Duzentos mil trabalhadores na rua, em protesto contra um governo do PS, não podem apenas merecer um simples juízo de valor, quanto às razões escolhidas como eixo da manifestação, e uma alusão ao facto de serem livres de manifestarem a sua opinião. Na verdade, se vinte mil dondocas das melhores famílias desfilassem pelas ruas batendo em caçarolas, em protesto contra qualquer medida de um governo do PS, esse juízo e essa alusão talvez bastassem.
Mas um governo do PS não pode deixar de ponderar politicamente sobre o facto dessa manifestação ter ocorrido com o apoio popular verificado. Não estava ali todo o povo de esquerda, mas estava ali uma parte considerável do povo de esquerda.
Ora, o governo do PS, devendo tratar com justiça todos os portugueses, devendo velar pelo bom funcionamento das instituições e das organizações, garantir a liberdade e segurança das pessoas, instituir mecanismos de solidariedade e de protecção social, não pode deixar de procurar conseguir que o exercício do seu poder deixe as desigualdades sociais menos escandalosas e as subalternidades sócio-políticas menos penalizadoras. Mas estes princípios não são fórmulas abstractas, têm destinatários concretos. Entre estes, estão seguramente os trabalhadores que perderam o emprego, os trabalhadores precários, os trabalhadores cujos salários são tão baixos que não lhes asseguram uma sobrevivência digna.
Eu não desvalorizo o facto de os actuais governantes estarem convencidos que estão a proteger esses trabalhadores da melhor maneira possível. Mas o governo também não pode desvalorizar o facto de centenas de milhares deles mostrarem publicamente que estão convencidos do contrário.
E este é um problema político grave: duzentos mil trabalhadores protestam nas ruas contra a política de um governo de esquerda. Não é apenas a revelação de um risco eleitoral para o governo. E não é algo que não represente também um risco político para os interesses históricos dos trabalhadores.
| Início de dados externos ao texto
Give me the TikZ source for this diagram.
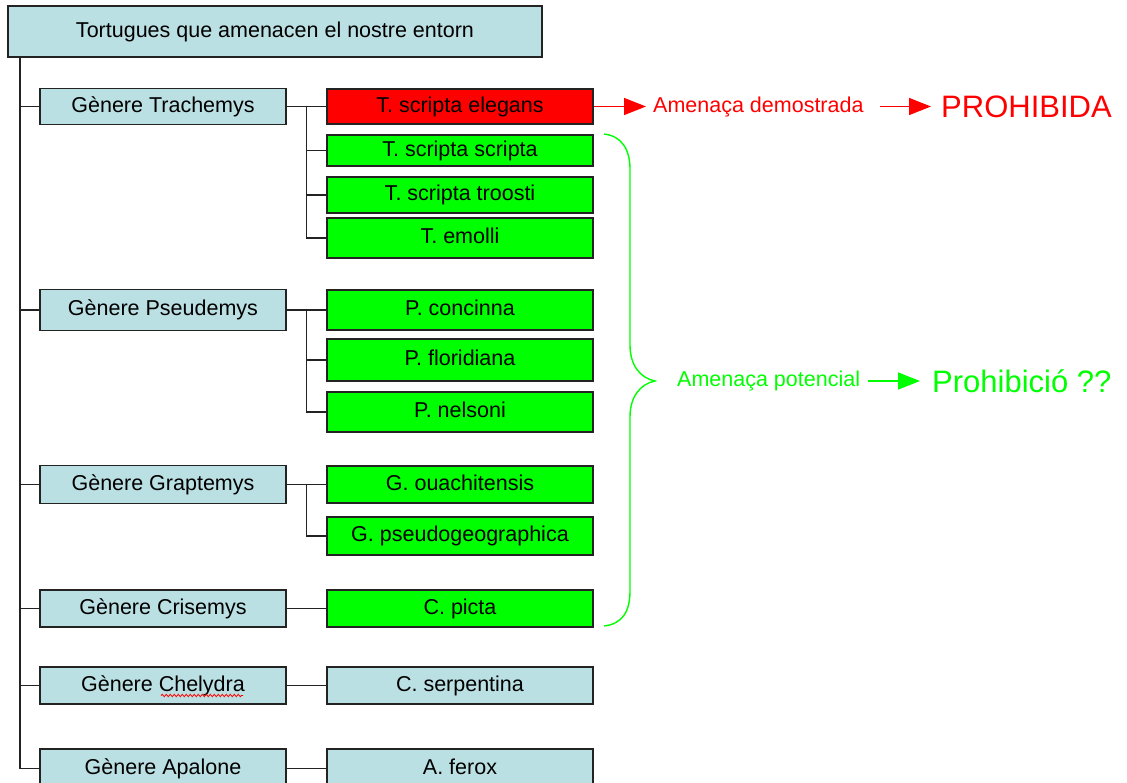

De facto, se um partido socialista deixar que passe de certos limites (necessariamente incertos) a sua ruptura com a sua base social, ou com uma parte apreciável da sua base social, além de correr um risco maior de enfraquecimento eleitoral, pode abrir a porta ao reforço da implantação social de outras áreas da esquerda e provocar até a sua própria deslegitimação radical, como representante institucional da parte subalterna e prejudicada da sociedade. Mas se a parte mais atingida, ou mais radical,ou mais reivindicativa, do povo de esquerda queimasse por completo o único partido de esquerda que, a curto prazo, pode ser governo, também infligiria a si própria uma grave derrota estratégica, podendo transformar-se, contra a própria vontade subjectiva dos seus líderes, numa arma eficaz da direita e dos interesses que mais antagonizam os que lhes são próprios.
Um preocupante sintoma, de que esta deriva não é imaginária, está no facto de se acumularem exemplos, por enquanto ainda dispersos, de uma convergência anti-governamental das oposições que reflecte já algum grau de solidariedade. O facto de haver actores sociais que já apelaram publicamente ao voto em qualquer das oposições, é disso um eloquente sinal.
Se todos se exercitarem em distribuir culpas, blindando a sua própria infalibilidade e diabolizando os outros, se cada um se refugiar no cálculo de possíveis ganhos eleitorais , pode estar na forja uma preocupante deriva rumo a um desastre estratégico para o povo de esquerda, pela completa desestruturação dos elos que unem os seus partidos, ou alguns deles, à respectiva base social. E assim se abriria desde logo a porta à desinstitucionalização dos conflitos, aumentando-se o risco de surtos puramente dissipativos de convulsão social.
Nem o governo, nem os sindicatos, podem continuar encerrados nas suas razões, como se cada acto, se cada episódio não pudesse nunca levar a consequências estruturais e de médio prazo que fujam, e muito, ao que são os desejos de uns e de outros. Julgar que fazer política é apenas uma actividade de natureza tecnico-administrativa, sem espessura histórica, sem pressupostos ideológicos e sem implicações sócio-culturais, encarando-a com simplismo, é correr o risco de se ser folha arrastada numa corrente, cujo sentido se ignora.
Não tenhamos dúvidas: se, a médio prazo, o pior acontecesse, os duzentos mil trabalhadores que estiveram na rua, os partidos que lhes exibiram aplausos, os actuais governantes, o Partido Socialista e os seus eleitores irredutíveis, ocupariam em conjunto o conglomerado das vítimas. Por isso, talvez seja melhor abrir vias de diálogo, enquanto estamos onde estamos, do que corrermos o risco de, mais tarde, virmos todos a estar sujeitos a um qualquer insuportável poder musculado da direita.